Task requirements: Your copy of the material must match it exactly, except that pictures are dropped.

[Entries with chart source code]
.....
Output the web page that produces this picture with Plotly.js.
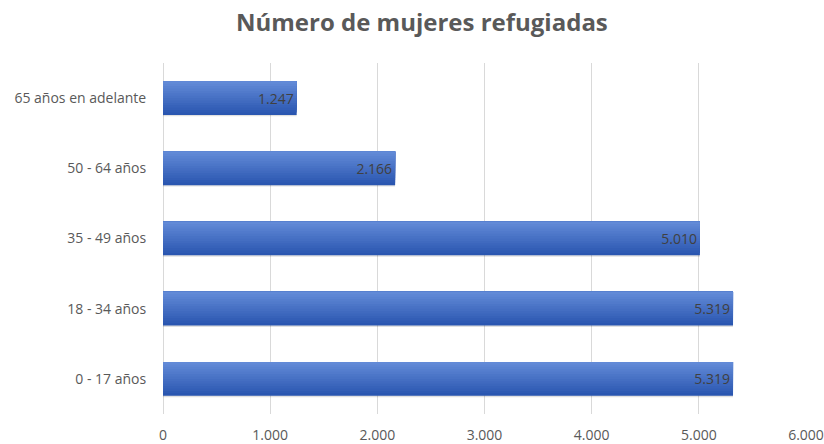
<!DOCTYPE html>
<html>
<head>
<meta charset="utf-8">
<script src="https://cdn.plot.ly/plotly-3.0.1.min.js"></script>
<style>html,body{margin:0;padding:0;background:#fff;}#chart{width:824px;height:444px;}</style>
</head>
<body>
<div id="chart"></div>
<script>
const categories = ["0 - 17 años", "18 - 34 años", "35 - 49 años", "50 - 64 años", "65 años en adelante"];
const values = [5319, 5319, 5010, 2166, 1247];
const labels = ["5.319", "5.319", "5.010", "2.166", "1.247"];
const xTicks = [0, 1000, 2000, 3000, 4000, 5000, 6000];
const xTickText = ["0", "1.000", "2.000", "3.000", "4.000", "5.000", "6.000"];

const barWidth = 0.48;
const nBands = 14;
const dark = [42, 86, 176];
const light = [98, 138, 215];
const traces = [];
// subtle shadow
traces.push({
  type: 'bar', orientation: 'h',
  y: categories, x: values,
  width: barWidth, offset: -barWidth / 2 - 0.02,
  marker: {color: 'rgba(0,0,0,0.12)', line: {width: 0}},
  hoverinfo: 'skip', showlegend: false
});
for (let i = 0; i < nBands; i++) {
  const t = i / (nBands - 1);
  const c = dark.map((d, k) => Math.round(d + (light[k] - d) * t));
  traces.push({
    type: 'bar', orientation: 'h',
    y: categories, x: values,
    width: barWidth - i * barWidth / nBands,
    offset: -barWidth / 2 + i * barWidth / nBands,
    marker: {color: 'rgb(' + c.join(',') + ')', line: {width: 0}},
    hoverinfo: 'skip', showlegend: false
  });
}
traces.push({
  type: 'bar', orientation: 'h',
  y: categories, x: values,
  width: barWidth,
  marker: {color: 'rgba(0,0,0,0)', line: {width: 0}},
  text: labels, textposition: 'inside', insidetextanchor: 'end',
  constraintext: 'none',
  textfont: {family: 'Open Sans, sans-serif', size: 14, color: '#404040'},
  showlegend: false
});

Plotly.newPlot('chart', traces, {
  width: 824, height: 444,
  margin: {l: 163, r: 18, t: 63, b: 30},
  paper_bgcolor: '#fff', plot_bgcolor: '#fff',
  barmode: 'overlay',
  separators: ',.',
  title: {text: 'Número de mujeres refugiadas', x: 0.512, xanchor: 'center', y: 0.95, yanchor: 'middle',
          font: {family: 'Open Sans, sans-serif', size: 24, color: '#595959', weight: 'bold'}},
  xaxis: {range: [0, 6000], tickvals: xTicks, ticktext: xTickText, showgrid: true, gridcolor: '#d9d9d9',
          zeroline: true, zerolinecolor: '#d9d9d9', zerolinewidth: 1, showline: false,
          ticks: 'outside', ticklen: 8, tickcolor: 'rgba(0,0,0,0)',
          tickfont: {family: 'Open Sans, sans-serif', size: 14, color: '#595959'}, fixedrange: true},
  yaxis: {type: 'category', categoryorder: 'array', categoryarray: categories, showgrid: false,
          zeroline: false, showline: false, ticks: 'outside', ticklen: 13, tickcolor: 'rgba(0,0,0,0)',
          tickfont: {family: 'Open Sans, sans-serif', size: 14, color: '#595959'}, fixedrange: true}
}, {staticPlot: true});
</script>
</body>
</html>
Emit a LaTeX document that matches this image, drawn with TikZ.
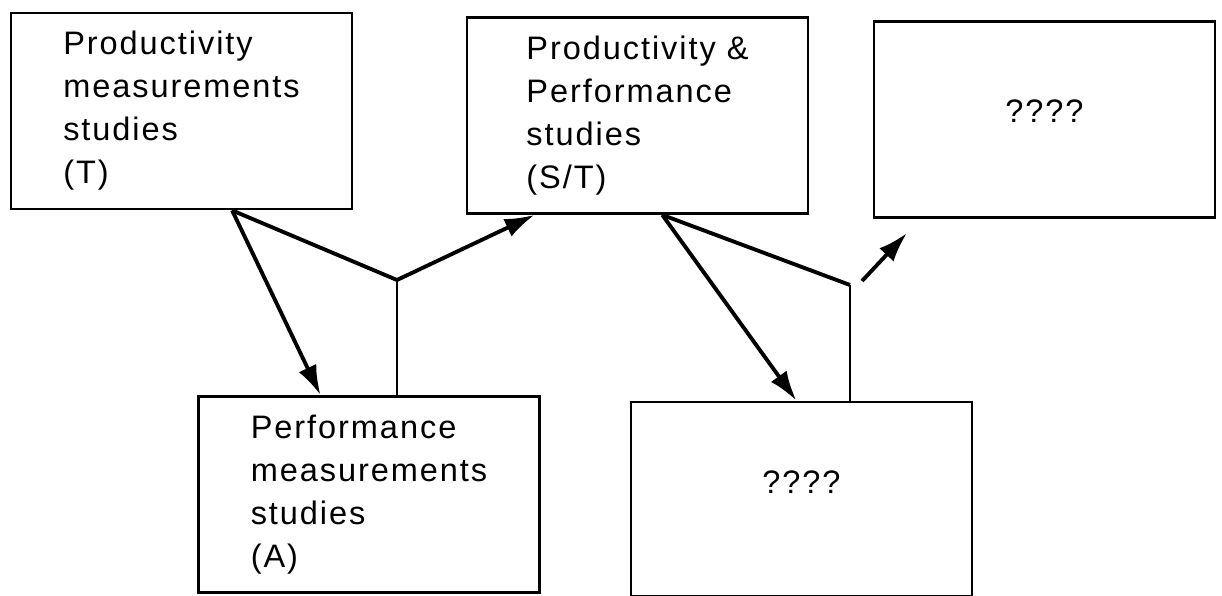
.....
Task output:
Output the web page that produces this picture with Plotly.js.
<!DOCTYPE html>
<html>
<head>
<meta charset="utf-8">
<script src="https://cdn.plot.ly/plotly-3.0.1.min.js"></script>
<style>html,body{margin:0;padding:0;background:#fff;}#chart{width:824px;height:444px;}</style>
</head>
<body>
<div id="chart"></div>
<script>
const categories = ["0 - 17 años", "18 - 34 años", "35 - 49 años", "50 - 64 años", "65 años en adelante"];
const values = [5319, 5319, 5010, 2166, 1247];
const labels = ["5.319", "5.319", "5.010", "2.166", "1.247"];
const xTicks = [0, 1000, 2000, 3000, 4000, 5000, 6000];
const xTickText = ["0", "1.000", "2.000", "3.000", "4.000", "5.000", "6.000"];

const barWidth = 0.48;
const nBands = 14;
const dark = [42, 86, 176];
const light = [98, 138, 215];
const traces = [];
// subtle shadow
traces.push({
  type: 'bar', orientation: 'h',
  y: categories, x: values,
  width: barWidth, offset: -barWidth / 2 - 0.02,
  marker: {color: 'rgba(0,0,0,0.12)', line: {width: 0}},
  hoverinfo: 'skip', showlegend: false
});
for (let i = 0; i < nBands; i++) {
  const t = i / (nBands - 1);
  const c = dark.map((d, k) => Math.round(d + (light[k] - d) * t));
  traces.push({
    type: 'bar', orientation: 'h',
    y: categories, x: values,
    width: barWidth - i * barWidth / nBands,
    offset: -barWidth / 2 + i * barWidth / nBands,
    marker: {color: 'rgb(' + c.join(',') + ')', line: {width: 0}},
    hoverinfo: 'skip', showlegend: false
  });
}
traces.push({
  type: 'bar', orientation: 'h',
  y: categories, x: values,
  width: barWidth,
  marker: {color: 'rgba(0,0,0,0)', line: {width: 0}},
  text: labels, textposition: 'inside', insidetextanchor: 'end',
  constraintext: 'none',
  textfont: {family: 'Open Sans, sans-serif', size: 14, color: '#404040'},
  showlegend: false
});

Plotly.newPlot('chart', traces, {
  width: 824, height: 444,
  margin: {l: 163, r: 18, t: 63, b: 30},
  paper_bgcolor: '#fff', plot_bgcolor: '#fff',
  barmode: 'overlay',
  separators: ',.',
  title: {text: 'Número de mujeres refugiadas', x: 0.512, xanchor: 'center', y: 0.95, yanchor: 'middle',
          font: {family: 'Open Sans, sans-serif', size: 24, color: '#595959', weight: 'bold'}},
  xaxis: {range: [0, 6000], tickvals: xTicks, ticktext: xTickText, showgrid: true, gridcolor: '#d9d9d9',
          zeroline: true, zerolinecolor: '#d9d9d9', zerolinewidth: 1, showline: false,
          ticks: 'outside', ticklen: 8, tickcolor: 'rgba(0,0,0,0)',
          tickfont: {family: 'Open Sans, sans-serif', size: 14, color: '#595959'}, fixedrange: true},
  yaxis: {type: 'category', categoryorder: 'array', categoryarray: categories, showgrid: false,
          zeroline: false, showline: false, ticks: 'outside', ticklen: 13, tickcolor: 'rgba(0,0,0,0)',
          tickfont: {family: 'Open Sans, sans-serif', size: 14, color: '#595959'}, fixedrange: true}
}, {staticPlot: true});
</script>
</body>
</html>
Emit a LaTeX document that matches this image, drawn with TikZ.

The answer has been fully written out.